[Source code of charts]
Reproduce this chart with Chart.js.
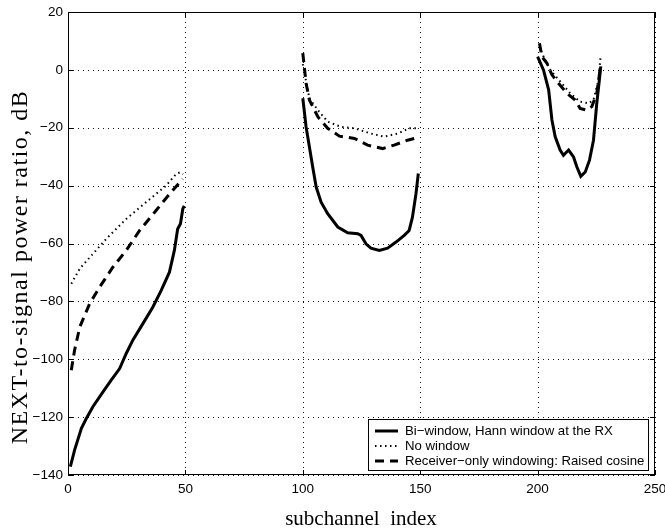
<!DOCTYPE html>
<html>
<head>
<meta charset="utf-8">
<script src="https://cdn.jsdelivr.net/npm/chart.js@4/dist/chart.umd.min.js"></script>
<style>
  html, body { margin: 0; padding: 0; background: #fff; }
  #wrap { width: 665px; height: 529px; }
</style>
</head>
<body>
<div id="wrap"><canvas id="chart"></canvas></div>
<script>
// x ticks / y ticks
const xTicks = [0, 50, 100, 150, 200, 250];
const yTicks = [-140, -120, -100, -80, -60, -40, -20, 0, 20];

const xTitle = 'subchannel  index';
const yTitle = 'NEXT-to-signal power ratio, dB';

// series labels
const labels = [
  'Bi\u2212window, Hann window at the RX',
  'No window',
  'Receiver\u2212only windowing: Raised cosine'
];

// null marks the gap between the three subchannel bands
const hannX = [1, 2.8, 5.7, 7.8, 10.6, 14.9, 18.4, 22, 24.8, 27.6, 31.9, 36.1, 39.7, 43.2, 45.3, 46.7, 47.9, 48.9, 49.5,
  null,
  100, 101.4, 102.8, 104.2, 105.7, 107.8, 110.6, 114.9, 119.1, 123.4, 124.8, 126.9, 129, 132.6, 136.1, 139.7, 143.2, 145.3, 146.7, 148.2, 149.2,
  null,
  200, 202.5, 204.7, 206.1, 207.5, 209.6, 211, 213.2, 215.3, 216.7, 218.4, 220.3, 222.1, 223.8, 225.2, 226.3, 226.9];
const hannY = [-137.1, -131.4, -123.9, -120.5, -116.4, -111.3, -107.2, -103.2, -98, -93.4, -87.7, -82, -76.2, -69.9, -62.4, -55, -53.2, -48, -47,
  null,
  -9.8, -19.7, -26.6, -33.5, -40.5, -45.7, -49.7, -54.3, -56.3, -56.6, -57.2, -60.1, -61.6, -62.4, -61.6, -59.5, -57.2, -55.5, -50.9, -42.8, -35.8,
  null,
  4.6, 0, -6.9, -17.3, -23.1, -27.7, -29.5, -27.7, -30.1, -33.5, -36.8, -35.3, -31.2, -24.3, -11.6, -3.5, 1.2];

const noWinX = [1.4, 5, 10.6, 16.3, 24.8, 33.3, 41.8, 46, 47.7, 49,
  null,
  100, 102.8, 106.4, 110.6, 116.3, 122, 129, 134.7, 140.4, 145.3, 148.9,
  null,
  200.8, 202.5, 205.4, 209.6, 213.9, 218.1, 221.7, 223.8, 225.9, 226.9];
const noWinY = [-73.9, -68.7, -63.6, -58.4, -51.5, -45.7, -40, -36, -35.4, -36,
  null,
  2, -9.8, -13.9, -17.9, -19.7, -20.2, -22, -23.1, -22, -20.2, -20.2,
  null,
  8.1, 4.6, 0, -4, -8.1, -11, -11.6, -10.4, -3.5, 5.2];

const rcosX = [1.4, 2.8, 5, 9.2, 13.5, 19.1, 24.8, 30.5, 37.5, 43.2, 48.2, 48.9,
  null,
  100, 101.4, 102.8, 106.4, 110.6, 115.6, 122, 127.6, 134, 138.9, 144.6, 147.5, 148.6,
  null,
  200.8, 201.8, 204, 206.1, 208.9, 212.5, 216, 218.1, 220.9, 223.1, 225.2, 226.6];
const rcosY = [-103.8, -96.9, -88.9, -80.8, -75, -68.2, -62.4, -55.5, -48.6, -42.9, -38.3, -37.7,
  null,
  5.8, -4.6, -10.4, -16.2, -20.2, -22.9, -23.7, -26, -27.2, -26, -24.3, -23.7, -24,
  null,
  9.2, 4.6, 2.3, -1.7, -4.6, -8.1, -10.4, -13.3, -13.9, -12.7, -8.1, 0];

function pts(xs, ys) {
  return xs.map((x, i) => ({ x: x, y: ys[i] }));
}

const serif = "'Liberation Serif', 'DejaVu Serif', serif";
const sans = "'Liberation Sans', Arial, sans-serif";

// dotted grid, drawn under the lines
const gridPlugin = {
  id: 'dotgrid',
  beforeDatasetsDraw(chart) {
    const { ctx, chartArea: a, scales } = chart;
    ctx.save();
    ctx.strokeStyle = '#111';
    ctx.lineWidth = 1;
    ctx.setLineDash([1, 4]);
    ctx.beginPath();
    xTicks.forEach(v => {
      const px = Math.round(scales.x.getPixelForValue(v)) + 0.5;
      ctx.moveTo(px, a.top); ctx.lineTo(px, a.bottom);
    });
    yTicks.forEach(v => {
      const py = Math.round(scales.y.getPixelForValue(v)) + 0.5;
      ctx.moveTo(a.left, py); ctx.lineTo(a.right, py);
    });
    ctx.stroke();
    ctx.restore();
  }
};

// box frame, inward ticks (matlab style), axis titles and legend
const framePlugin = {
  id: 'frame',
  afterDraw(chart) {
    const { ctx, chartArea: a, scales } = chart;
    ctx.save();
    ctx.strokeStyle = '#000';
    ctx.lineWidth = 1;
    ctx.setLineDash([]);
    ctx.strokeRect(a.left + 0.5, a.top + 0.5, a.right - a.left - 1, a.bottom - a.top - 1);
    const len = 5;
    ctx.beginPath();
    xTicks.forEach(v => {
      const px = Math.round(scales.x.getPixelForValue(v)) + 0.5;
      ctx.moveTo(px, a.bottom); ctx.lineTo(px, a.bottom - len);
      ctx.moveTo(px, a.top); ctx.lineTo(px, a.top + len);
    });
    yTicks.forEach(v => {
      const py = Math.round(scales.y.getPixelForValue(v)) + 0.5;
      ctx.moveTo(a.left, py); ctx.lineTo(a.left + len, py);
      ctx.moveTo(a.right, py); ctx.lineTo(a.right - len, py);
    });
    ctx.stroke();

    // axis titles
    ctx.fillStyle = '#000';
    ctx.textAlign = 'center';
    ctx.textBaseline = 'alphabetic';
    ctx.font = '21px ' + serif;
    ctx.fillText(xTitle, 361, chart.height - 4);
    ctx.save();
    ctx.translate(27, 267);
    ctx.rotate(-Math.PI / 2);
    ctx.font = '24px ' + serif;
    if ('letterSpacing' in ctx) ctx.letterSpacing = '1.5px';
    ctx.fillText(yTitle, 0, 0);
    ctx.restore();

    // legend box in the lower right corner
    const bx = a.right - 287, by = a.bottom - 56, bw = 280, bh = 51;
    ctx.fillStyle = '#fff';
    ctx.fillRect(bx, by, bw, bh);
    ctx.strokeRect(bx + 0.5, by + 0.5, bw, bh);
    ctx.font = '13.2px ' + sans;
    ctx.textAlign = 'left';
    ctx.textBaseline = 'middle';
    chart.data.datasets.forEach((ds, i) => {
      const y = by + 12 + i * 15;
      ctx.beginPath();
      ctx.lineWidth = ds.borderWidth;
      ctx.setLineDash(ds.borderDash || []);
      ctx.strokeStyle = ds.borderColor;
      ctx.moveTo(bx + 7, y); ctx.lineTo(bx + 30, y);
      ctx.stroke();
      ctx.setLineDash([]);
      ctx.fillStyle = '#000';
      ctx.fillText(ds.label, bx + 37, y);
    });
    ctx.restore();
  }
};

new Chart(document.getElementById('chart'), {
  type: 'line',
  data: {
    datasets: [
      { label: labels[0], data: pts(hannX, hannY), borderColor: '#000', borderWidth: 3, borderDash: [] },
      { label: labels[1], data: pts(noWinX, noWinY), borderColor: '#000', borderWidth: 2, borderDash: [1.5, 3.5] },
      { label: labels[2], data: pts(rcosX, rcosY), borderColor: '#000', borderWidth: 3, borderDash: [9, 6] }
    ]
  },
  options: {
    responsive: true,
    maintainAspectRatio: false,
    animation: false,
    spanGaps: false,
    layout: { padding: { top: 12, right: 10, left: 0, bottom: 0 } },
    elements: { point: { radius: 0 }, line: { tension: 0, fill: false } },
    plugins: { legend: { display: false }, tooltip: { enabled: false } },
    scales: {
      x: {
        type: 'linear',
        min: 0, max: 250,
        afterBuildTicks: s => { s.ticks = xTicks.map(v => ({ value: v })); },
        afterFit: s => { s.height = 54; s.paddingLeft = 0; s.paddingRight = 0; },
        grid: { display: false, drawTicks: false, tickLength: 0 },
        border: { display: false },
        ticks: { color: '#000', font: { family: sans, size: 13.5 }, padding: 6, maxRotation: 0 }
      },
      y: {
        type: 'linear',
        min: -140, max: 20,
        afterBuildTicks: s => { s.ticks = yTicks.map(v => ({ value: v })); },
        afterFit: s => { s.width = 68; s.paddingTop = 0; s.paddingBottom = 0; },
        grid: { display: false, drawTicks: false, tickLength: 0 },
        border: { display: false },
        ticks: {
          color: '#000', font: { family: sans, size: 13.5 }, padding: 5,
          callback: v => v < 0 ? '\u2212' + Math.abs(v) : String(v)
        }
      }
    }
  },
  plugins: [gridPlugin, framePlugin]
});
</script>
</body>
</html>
==
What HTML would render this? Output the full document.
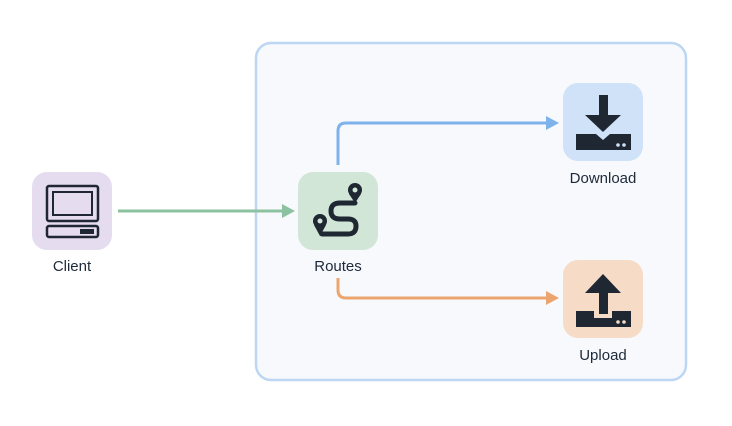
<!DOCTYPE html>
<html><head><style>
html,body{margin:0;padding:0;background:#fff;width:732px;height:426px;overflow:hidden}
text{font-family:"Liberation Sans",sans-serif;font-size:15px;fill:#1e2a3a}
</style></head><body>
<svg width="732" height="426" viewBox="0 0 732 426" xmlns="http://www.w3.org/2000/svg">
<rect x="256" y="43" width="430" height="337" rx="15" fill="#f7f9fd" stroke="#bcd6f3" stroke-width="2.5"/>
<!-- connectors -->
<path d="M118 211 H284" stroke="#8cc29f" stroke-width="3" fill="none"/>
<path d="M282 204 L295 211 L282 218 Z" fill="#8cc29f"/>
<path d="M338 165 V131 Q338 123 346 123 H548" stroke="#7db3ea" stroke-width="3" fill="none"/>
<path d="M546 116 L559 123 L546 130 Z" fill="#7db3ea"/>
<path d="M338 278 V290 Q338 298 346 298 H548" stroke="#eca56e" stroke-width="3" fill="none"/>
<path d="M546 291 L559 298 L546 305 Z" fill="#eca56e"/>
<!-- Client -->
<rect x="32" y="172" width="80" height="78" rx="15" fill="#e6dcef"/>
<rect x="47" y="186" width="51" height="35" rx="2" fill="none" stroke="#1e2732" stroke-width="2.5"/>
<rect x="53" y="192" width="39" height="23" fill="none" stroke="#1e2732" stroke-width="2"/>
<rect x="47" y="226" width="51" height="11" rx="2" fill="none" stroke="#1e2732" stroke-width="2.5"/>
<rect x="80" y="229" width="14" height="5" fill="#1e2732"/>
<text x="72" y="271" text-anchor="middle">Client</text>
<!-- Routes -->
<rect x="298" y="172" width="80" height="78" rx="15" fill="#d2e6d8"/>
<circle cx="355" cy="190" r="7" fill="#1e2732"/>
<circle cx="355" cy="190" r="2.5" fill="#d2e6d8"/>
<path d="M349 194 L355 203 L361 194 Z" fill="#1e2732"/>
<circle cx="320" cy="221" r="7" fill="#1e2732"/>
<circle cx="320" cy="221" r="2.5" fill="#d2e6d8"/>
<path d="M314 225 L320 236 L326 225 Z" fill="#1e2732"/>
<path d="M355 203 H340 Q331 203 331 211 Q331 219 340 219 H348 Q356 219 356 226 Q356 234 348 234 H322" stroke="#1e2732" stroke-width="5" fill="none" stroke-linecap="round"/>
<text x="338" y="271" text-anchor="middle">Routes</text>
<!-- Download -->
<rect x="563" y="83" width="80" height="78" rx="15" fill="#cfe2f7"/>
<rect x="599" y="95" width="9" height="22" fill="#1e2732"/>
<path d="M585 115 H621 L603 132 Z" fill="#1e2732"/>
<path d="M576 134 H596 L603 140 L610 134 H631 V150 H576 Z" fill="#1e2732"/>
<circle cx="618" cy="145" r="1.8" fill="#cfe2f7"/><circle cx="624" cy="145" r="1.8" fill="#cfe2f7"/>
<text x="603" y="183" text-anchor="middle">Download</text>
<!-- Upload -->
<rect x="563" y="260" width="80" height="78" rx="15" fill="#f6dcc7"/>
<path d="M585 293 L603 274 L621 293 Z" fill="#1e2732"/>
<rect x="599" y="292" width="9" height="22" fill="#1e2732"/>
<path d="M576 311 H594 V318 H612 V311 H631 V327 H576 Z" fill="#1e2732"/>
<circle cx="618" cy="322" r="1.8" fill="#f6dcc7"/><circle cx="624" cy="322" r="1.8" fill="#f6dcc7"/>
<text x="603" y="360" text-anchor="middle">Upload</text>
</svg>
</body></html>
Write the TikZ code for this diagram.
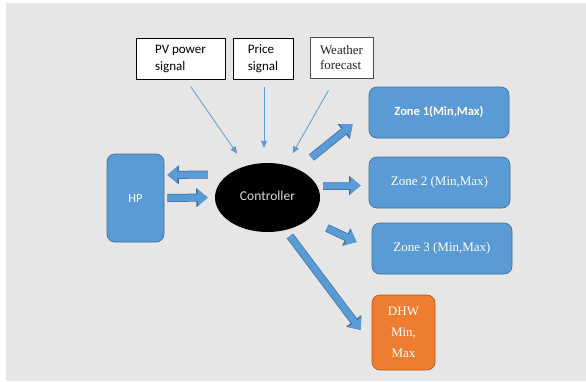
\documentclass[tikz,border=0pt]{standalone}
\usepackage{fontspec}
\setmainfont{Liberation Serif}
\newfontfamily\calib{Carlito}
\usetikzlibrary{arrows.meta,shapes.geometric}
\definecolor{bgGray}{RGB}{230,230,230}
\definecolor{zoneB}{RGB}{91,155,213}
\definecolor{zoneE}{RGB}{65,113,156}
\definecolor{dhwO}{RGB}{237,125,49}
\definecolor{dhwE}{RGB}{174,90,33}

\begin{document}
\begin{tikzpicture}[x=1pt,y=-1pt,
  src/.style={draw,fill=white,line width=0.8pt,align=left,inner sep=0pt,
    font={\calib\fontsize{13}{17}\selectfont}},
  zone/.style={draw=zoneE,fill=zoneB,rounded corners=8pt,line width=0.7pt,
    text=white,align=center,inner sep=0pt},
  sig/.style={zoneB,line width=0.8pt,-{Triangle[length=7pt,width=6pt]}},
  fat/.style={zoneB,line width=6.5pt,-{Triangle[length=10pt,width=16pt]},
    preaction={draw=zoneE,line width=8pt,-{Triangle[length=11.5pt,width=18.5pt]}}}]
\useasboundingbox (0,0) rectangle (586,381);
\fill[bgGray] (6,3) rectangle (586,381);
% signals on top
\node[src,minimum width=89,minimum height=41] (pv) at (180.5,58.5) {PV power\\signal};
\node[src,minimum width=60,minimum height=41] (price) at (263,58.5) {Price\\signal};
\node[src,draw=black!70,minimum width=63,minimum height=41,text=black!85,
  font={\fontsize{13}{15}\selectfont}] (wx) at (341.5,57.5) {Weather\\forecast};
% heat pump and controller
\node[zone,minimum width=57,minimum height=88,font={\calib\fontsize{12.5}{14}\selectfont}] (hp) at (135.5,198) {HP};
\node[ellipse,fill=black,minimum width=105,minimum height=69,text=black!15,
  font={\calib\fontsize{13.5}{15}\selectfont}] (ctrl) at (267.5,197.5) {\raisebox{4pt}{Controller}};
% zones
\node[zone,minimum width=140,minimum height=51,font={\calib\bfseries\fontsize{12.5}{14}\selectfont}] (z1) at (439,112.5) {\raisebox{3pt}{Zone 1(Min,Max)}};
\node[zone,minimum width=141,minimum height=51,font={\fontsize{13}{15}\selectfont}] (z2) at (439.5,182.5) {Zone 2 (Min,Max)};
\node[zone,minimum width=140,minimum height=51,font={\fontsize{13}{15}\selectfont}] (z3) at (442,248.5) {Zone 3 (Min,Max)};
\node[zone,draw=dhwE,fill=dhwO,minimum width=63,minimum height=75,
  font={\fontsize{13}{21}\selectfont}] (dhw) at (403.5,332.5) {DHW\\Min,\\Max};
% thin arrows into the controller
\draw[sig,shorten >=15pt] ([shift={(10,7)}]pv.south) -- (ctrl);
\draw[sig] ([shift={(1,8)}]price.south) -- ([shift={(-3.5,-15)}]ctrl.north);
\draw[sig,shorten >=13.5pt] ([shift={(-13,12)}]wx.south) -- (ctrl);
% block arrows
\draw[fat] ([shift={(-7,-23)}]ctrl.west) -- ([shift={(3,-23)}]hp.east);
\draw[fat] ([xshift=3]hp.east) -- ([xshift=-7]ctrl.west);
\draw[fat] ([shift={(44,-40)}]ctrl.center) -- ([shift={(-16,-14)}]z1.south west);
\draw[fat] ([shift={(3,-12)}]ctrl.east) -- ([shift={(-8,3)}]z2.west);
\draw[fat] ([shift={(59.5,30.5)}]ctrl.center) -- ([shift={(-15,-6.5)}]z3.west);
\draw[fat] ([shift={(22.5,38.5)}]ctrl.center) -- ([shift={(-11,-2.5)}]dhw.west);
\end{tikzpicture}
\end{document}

» **EXERCISE**:
Nothing but the lines from the one with "Reproduce this chart with Chart.js." through the one with "8.1, 4.6, 0, -4, -8.1, -11, -11.6, -10.4, -3.5, 5.2];" is to be copied, exactly and ends included. Leave pictures out.

» **SOLUTION FOR THIS TASK**:
Reproduce this chart with Chart.js.
<!DOCTYPE html>
<html>
<head>
<meta charset="utf-8">
<script src="https://cdn.jsdelivr.net/npm/chart.js@4/dist/chart.umd.min.js"></script>
<style>
  html, body { margin: 0; padding: 0; background: #fff; }
  #wrap { width: 665px; height: 529px; }
</style>
</head>
<body>
<div id="wrap"><canvas id="chart"></canvas></div>
<script>
// x ticks / y ticks
const xTicks = [0, 50, 100, 150, 200, 250];
const yTicks = [-140, -120, -100, -80, -60, -40, -20, 0, 20];

const xTitle = 'subchannel  index';
const yTitle = 'NEXT-to-signal power ratio, dB';

// series labels
const labels = [
  'Bi\u2212window, Hann window at the RX',
  'No window',
  'Receiver\u2212only windowing: Raised cosine'
];

// null marks the gap between the three subchannel bands
const hannX = [1, 2.8, 5.7, 7.8, 10.6, 14.9, 18.4, 22, 24.8, 27.6, 31.9, 36.1, 39.7, 43.2, 45.3, 46.7, 47.9, 48.9, 49.5,
  null,
  100, 101.4, 102.8, 104.2, 105.7, 107.8, 110.6, 114.9, 119.1, 123.4, 124.8, 126.9, 129, 132.6, 136.1, 139.7, 143.2, 145.3, 146.7, 148.2, 149.2,
  null,
  200, 202.5, 204.7, 206.1, 207.5, 209.6, 211, 213.2, 215.3, 216.7, 218.4, 220.3, 222.1, 223.8, 225.2, 226.3, 226.9];
const hannY = [-137.1, -131.4, -123.9, -120.5, -116.4, -111.3, -107.2, -103.2, -98, -93.4, -87.7, -82, -76.2, -69.9, -62.4, -55, -53.2, -48, -47,
  null,
  -9.8, -19.7, -26.6, -33.5, -40.5, -45.7, -49.7, -54.3, -56.3, -56.6, -57.2, -60.1, -61.6, -62.4, -61.6, -59.5, -57.2, -55.5, -50.9, -42.8, -35.8,
  null,
  4.6, 0, -6.9, -17.3, -23.1, -27.7, -29.5, -27.7, -30.1, -33.5, -36.8, -35.3, -31.2, -24.3, -11.6, -3.5, 1.2];

const noWinX = [1.4, 5, 10.6, 16.3, 24.8, 33.3, 41.8, 46, 47.7, 49,
  null,
  100, 102.8, 106.4, 110.6, 116.3, 122, 129, 134.7, 140.4, 145.3, 148.9,
  null,
  200.8, 202.5, 205.4, 209.6, 213.9, 218.1, 221.7, 223.8, 225.9, 226.9];
const noWinY = [-73.9, -68.7, -63.6, -58.4, -51.5, -45.7, -40, -36, -35.4, -36,
  null,
  2, -9.8, -13.9, -17.9, -19.7, -20.2, -22, -23.1, -22, -20.2, -20.2,
  null,
  8.1, 4.6, 0, -4, -8.1, -11, -11.6, -10.4, -3.5, 5.2];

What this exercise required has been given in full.